8. Interview current and past managers and employees.

Get the input of current or previous managers and employees who have worked directly with your high-potentials and add it to your assessment of the right leadership behaviors that match the job.

Mentors are also in a great position to give input on whether someone has what it takes to lead well.

Be objective and use behavioral-style interview techniques to ensure you're collecting valid data. Choose whom you interview carefully to eliminate the risk of partiality.

Lastly, as you scout around, avoid asking leading questions like, "Do you think Dave in Sales makes a good leader?" Ask people who they think would make a good future leader.

9. Evaluate current and past job performance.

Looking at an employee's work history is just as important as current performance. It will help decision makers better ascertain whether, early on, a high-potential employee has demonstrated good leadership.

10. Look for the people driving for results.

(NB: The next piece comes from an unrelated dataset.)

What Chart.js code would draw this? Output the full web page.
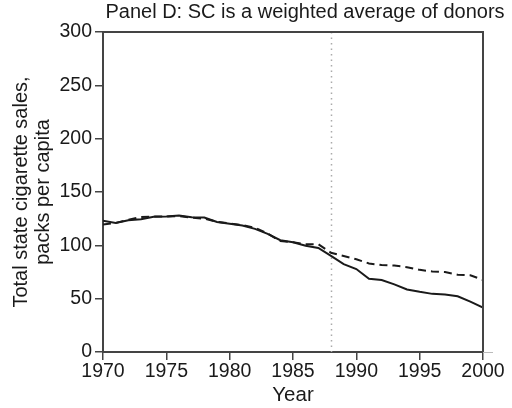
<!DOCTYPE html>
<html>
<head>
<meta charset="utf-8">
<script src="https://cdn.jsdelivr.net/npm/chart.js@4.4.0/dist/chart.umd.min.js"></script>
<style>
  html, body { margin: 0; padding: 0; background: #fff; }
  #wrap { width: 512px; height: 408px; }
</style>
</head>
<body>
<div id="wrap"><canvas id="myChart" width="512" height="408"></canvas></div>
<script>
var years = [1970,1971,1972,1973,1974,1975,1976,1977,1978,1979,1980,1981,1982,1983,1984,1985,
  1986,1987,1988,1989,1990,1991,1992,1993,1994,1995,1996,1997,1998,1999,2000];
var treated = [123.0,121.0,123.5,124.4,126.7,127.1,128.0,126.4,126.1,121.9,120.2,118.6,115.4,110.8,104.8,102.8,
  99.7,97.5,90.1,82.4,77.8,68.7,67.5,63.4,58.6,56.4,54.5,53.8,52.3,47.2,41.6];
var synthetic = [119.5,121.0,124.0,126.5,127.0,127.0,127.5,126.0,125.0,122.0,120.5,119.0,116.5,111.0,104.0,103.0,
  101.0,101.0,93.0,90.0,87.0,83.0,81.5,81.0,79.5,77.0,75.5,75.0,72.5,72.0,67.5];
var xTicks = [1970,1975,1980,1985,1990,1995,2000];
var treatYear = 1988;

var ink = '#1a1a1a';
var font = 'Liberation Sans, Arial, sans-serif';

function pts(vals) {
  return years.map(function (y, i) { return { x: y, y: vals[i] }; });
}

// box, dotted treatment line and title
var extras = {
  id: 'extras',
  beforeDatasetsDraw: function (chart) {
    var ctx = chart.ctx;
    var a = chart.chartArea;
    var xs = chart.scales.x;
    var px = Math.round(xs.getPixelForValue(treatYear)) + 0.5;
    ctx.save();
    ctx.strokeStyle = '#aaa';
    ctx.lineWidth = 1.5;
    ctx.setLineDash([1.5, 4]);
    ctx.beginPath();
    ctx.moveTo(px, a.top);
    ctx.lineTo(px, a.bottom);
    ctx.stroke();
    ctx.restore();
  },
  afterDraw: function (chart) {
    var ctx = chart.ctx;
    var a = chart.chartArea;
    ctx.save();
    ctx.strokeStyle = '#444';
    ctx.lineWidth = 2;
    ctx.beginPath();
    ctx.moveTo(a.left, a.top);
    ctx.lineTo(a.right, a.top);
    ctx.lineTo(a.right, a.bottom);
    ctx.stroke();
    ctx.strokeStyle = '#bbb';
    ctx.lineWidth = 1;
    ctx.beginPath();
    ctx.moveTo(a.right, a.bottom + 0.5);
    ctx.lineTo(a.right + 10, a.bottom + 0.5);
    ctx.stroke();
    ctx.fillStyle = ink;
    ctx.font = '20px ' + font;
    ctx.textAlign = 'center';
    ctx.textBaseline = 'middle';
    ctx.fillText('Panel D: SC is a weighted average of donors', 305, 12);
    ctx.restore();
  }
};

new Chart(document.getElementById('myChart'), {
  type: 'line',
  data: {
    datasets: [{
      label: 'Treated',
      data: pts(treated),
      borderColor: ink,
      borderWidth: 2,
      pointRadius: 0,
      fill: false,
      tension: 0
    }, {
      label: 'Synthetic control',
      data: pts(synthetic),
      borderColor: ink,
      borderWidth: 2,
      borderDash: [8, 5],
      pointRadius: 0,
      fill: false,
      tension: 0
    }]
  },
  options: {
    responsive: false,
    animation: false,
    layout: { padding: { left: 0, right: 29, top: 32, bottom: 0 } },
    plugins: { legend: { display: false }, title: { display: false }, tooltip: { enabled: false } },
    scales: {
      x: {
        type: 'linear',
        min: 1970,
        max: 2000,
        afterBuildTicks: function (s) { s.ticks = xTicks.map(function (v) { return { value: v }; }); },
        afterFit: function (s) { s.height = 56; },
        grid: { drawOnChartArea: false, drawTicks: true, tickLength: 8, color: '#444', lineWidth: 1.5 },
        border: { display: true, color: '#444', width: 2 },
        ticks: { color: ink, font: { family: font, size: 19.5 }, padding: 0, maxRotation: 0, autoSkip: false,
          callback: function (v) { return String(v); } },
        title: { display: true, text: 'Year', color: ink, font: { family: font, size: 20.5 }, padding: { top: 1, bottom: 0 } }
      },
      y: {
        min: 0,
        max: 300,
        ticks: { stepSize: 50, color: ink, font: { family: font, size: 19.5 }, padding: 3 },
        afterFit: function (s) { s.width = 103; },
        grid: { drawOnChartArea: false, drawTicks: true, tickLength: 8, color: '#444', lineWidth: 1.5 },
        border: { display: true, color: '#444', width: 2 },
        title: { display: true, text: ['Total state cigarette sales,', 'packs per capita'], color: ink,
          font: { family: font, size: 20, lineHeight: 1.1 }, padding: { top: 10, bottom: 0 } }
      }
    }
  },
  plugins: [extras]
});
</script>
</body>
</html>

Author and influencer Daniel Goleman says you should look for leaders who are driven to achieve beyond expectations--their own and everyone else's. The first sign is a passion for the work itself. Such people, says Goleman, "seek out creative challenges, love to learn, and take great pride in a job well done. They also display an unflagging energy to do things better. They are also eager to explore new approaches to their work."

11. Search for evidence of emotional intelligence.

As I've written in the past, look for signs of EQ in your high-potential leaders. Do they exhibit these traits?

1. They communicate well and express their feelings clearly and directly.

2. Their thoughts aren't dominated by negative emotions like fear, worry, hopelessness, and victimization.

3. They have a high-degree of self-awareness and ask questions like, "Why do the same issues keep coming up over and over?" Then they do something to change that.

4. They assess and process a situation carefully and from all angles, drilling down until getting to the root of the matter.

5. They are not motivated by power, wealth, status, fame, or approval. They are, instead, intrinsically motivated and humble enough to always do the right thing.

12. Evaluate for resilience.

Resilience is found only after you can accept failure and try again, a different way. Thomas Edison once said, "Many of life's failures are people who did not realize how close they were to success when they gave up."

Resilience should be a measurable trait, so look for a mindset that will always explore and diagnose why the same issue keeps coming up over and over.